Tuesday 16 June 2009

Departures (2009) @ Okuribito おくりびと

"What kind of job is this?!?!"
At a glance:
Well I can sing this out to be a profound, pompous study about the livin and the dead (NOT life and death, I insist) or I could just tell you that it's an overlong piece of very ordinary but very precise Jap pleaser. It's about a bloke who lands himself the socially stigmatic profession of a nokanshi - the man who makes a livin prettyin up corpses before plonkin it into a coffin to be whisked away by the undertaker, who in turn makes another cut (seriously, the more I think about it, the more I think sudden, spontaneous combustion is the best, most economical way to die). Discussions on redemption and dignity imbue the film with its silent charm, as we follow the poor guy around for more than two hours while he comes to terms with a stinkin job and also deserters, in his father and his wife.

Bad news on the doorstep:
Havin not heard or seen any of the other nominees for Best Foreign Pic at the Oscars just gone, it's hard for me to gauge the worthiness of this win (and yes, it did) even after watchin it.
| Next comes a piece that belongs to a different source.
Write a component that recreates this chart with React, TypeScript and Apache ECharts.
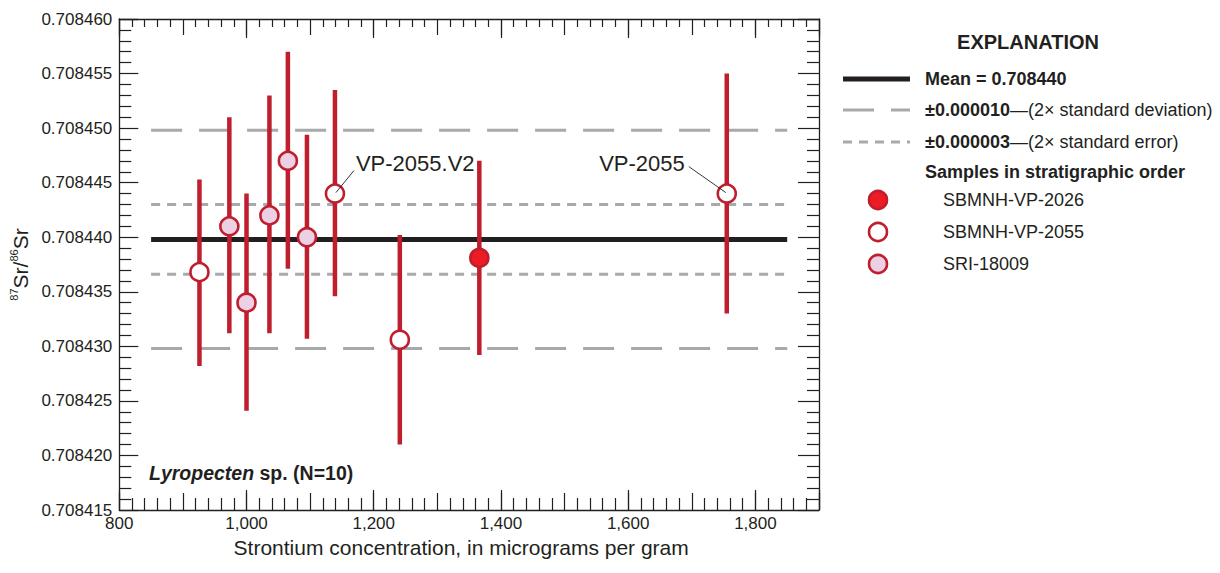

That's because we all know the Yanks love mystical Asian or Oriental shyte like a fat boy loves cake. After all, that's why they gave eight Oscars to that populist bollocks of a film Slumdog Millionaire, innit?
Perennial wonderment:
Do they really have to make every scene so long and score it so unsubtly? Ingmar Bergman makes a point when he makes you look at someone's face so long. This director dude probably just wants you to admire the porelessness of Nippon skin. And yes, the score - it's annoyingly like the one in that Julianne Moore movie with Ralph Fiennes, The End Of The Affair.
Reminds me of:
Friend of mine who died in a hit-and-run in Penang. I remember the stench of her body when they lifted the lid because she wasn't embalmed well. Breaks my heart. Wished these folks worked on her.
Watch out for:
The job interview. Fuckin funny.
Amacam joker, berapa bintang lu mau kasi?
Lovely but too damned emo. Never did like films with understated conflicts that resolve 'satisfactorily' by the end credits. Good addition to the Japanese catalogue of travellin films though.